Il ressort de son art une sorte de naïveté qui cache un art tout à fait maîtrisé. Car, contrairement à ce qu’on pourrait croire en admirant cette exposition, Anastasia, a reçu une formation artistique très académique, dans sa province de l’Ontario, puis plus spécifiquement dans les domaines du dessin et de la peinture à Florence, en Italie.
Inspirée par son environnement
C’est à Terre-Neuve qu’Anastasia dit avoir vraiment découvert les couleurs, réflexion qu’une autre artiste-peintre venue s’installer dans la province, Danielle Loranger, m’a fait un jour, quasiment dans les mêmes termes.
L’environnement l’inspire: la géologie du territoire et les animaux marins jouent les rôles principaux dans ses œuvres. Les macareux, par exemple.

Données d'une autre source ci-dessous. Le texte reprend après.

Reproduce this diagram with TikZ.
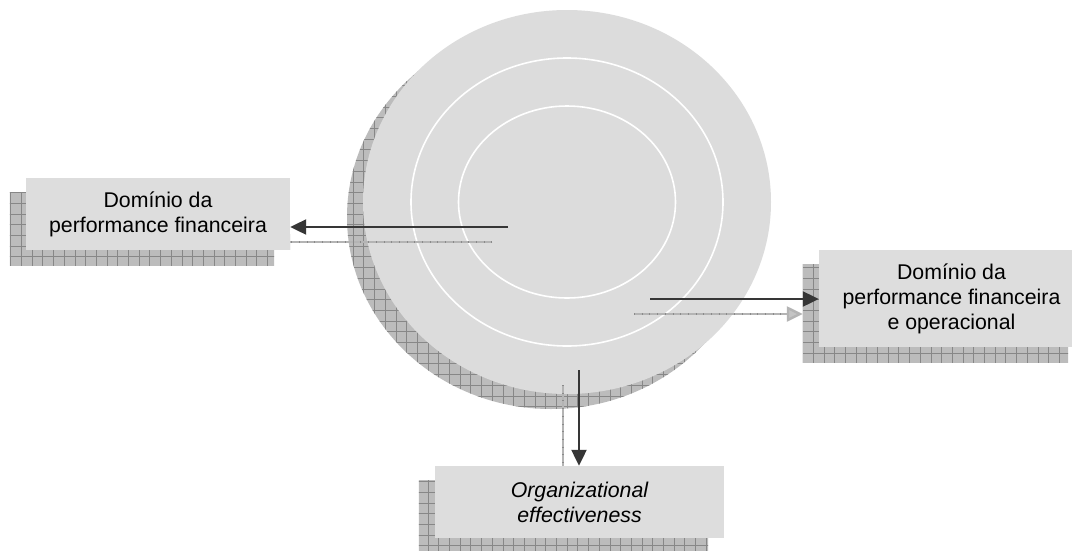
\documentclass[tikz,border=0pt]{standalone}
\usepackage{fontspec}
\setmainfont{Liberation Sans}
\usetikzlibrary{arrows.meta,calc}

\definecolor{discfill}{HTML}{DCDCDC}
\definecolor{boxfill}{HTML}{DDDDDD}
\definecolor{shadefill}{HTML}{BCBCBC}
\definecolor{shadegrid}{HTML}{878787}
\definecolor{arrowink}{HTML}{363636}
\definecolor{ghostline}{HTML}{B4B4B4}
\definecolor{ghosttick}{HTML}{8A8A8A}
\definecolor{ghosthead}{HTML}{C4C4C4}

\pgfdeclarelayer{back}
\pgfdeclarelayer{ghost}
\pgfsetlayers{back,ghost,main}

% cross-hatched drop shadow: grey fill with a square grid, clipped to a path
\newcommand{\hatched}[1]{%
  \begin{scope}
    \clip #1;
    \fill[shadefill] (0,0) rectangle (1072,560);
    \draw[shadegrid, line width=0.8pt, step=10.7pt] (0,560) grid (1072,0);
  \end{scope}}

\tikzset{
  areabox/.style={fill=boxfill, inner sep=0pt, align=center, text=black,
    font=\fontsize{21.3}{25}\selectfont},
  flowarrow/.style={draw=arrowink, line width=2.2pt,
    -{Triangle[length=16pt,width=15pt,fill=arrowink]}},
  ghostarrow/.style={draw=ghostline, line width=2.4pt,
    -{Triangle[length=16pt,width=15pt,fill=ghosthead,color=ghostline,fill=ghosthead]},
    postaction={draw=ghosttick, line width=2.4pt, dash pattern=on 0.7pt off 7pt, -,
      shorten >=16pt}},
  ringline/.style={draw=white, line width=1.6pt},
}

\begin{document}
\begin{tikzpicture}[x=1pt, y=-1pt]
  \useasboundingbox (0,0) rectangle (1072,550);

  % the target disc with its two inner rings
  \coordinate (core) at (567,202);
  \begin{pgfonlayer}{back}
    \fill[white] (0,0) rectangle (1072,550);
    \hatched{($(core)+(-16,15)$) ellipse [x radius=204pt, y radius=192pt]}
    \fill[discfill] (core) ellipse [x radius=204pt, y radius=192pt];
    \draw[ringline] (core) ellipse [x radius=156pt, y radius=144pt];
    \draw[ringline] (core) ellipse [x radius=108.5pt, y radius=96pt];
  \end{pgfonlayer}

  % domain boxes
  \node[areabox, minimum width=264pt, minimum height=72pt] (lb) at (158,214)
    {Domínio da\\performance financeira};
  \node[areabox, minimum width=265pt, minimum height=97pt] (rb) at (951.5,298.5)
    {Domínio da\\performance financeira\\e operacional};
  \node[areabox, minimum width=289pt, minimum height=72pt, font=\fontsize{21.3}{25}\selectfont\itshape]
    (bb) at (579.5,502) {Organizational\\effectiveness};

  % arrow origins inside the disc
  \coordinate (lsrc) at (508,227);
  \coordinate (rsrc) at (650,299);
  \coordinate (bsrc) at (579,370);

  % box shadows and arrow shadows
  \begin{pgfonlayer}{back}
    \hatched{($(lb.south west)+(-16,15)$) rectangle ($(lb.north east)+(-16,15)$)}
    \hatched{($(rb.south west)+(-16,15)$) rectangle ($(rb.north east)+(-16,15)$)}
    \hatched{($(bb.south west)+(-16,15)$) rectangle ($(bb.north east)+(-16,15)$)}
  \end{pgfonlayer}
  \begin{pgfonlayer}{ghost}
    \draw[ghostarrow] ($(lsrc)+(-16,15)$) -- ($(lsrc -| lb.east)+(-16,15)$);
    \draw[ghostarrow] ($(rsrc)+(-16,15)$) -- ($(rsrc -| rb.west)+(-16,15)$);
    \draw[ghostarrow] ($(bsrc)+(-16,15)$) -- ($(bsrc |- bb.north)+(-16,17)$);
  \end{pgfonlayer}

  % arrows from the disc to the domains
  \draw[flowarrow] (lsrc) -- (lsrc -| lb.east);
  \draw[flowarrow] (rsrc) -- (rsrc -| rb.west);
  \draw[flowarrow] (bsrc) -- (bsrc |- bb.north);
\end{tikzpicture}
\end{document}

Une vie artistique intense
“La vie culturelle à Terre-Neuve-et-Labrador est exceptionnelle” s’exclame-t-elle, et dans le domaine elle fait sa part en offrant des ateliers dans les écoles (entre autres dans les écoles françaises) et des cours pour les adultes de collage d’après Matisse et d’aquarelle d’après Monet.
L’inspiration l’a parfois menée sur des chemins plus conventionnels, comme ce tableau extrait d’une série intitulée “À la recherche du temps et de l’espace”.
Là encore, les sujets sont espiègles, rieurs, comme si la nostalgie ne devait jamais entraver la joie.
Ode à la nature
Au contact de Terre-Neuve et au fil de son développement artistique, Anastasia explique qu’elle a délaissé l’humain dans ses œuvres pour se consacrer à la nature et à ses merveilles.
“Les humains sont seulement les participants” explique-t-elle, ils représentent les destinataires de son travail.
À en juger par ma réaction et celle des visiteurs qui étaient là en même temps que moi, les humains sont amusés, ravis, captivés, émerveillés même!
Tout le monde en ressort avec “un supplément d’âme”. Pour une artiste, que demander de mieux!
Avec Anastasia, c’est l’enfance de l’art. Encore faut-il être douée (ce qui est bougrement le cas). Bravo à Anastasia pour son art du “tapis hooké”, aux couleurs chatoyantes.
Vous avez dit : “un supplément d’âme” ? On pourrait dire aussi une onde de bonheur.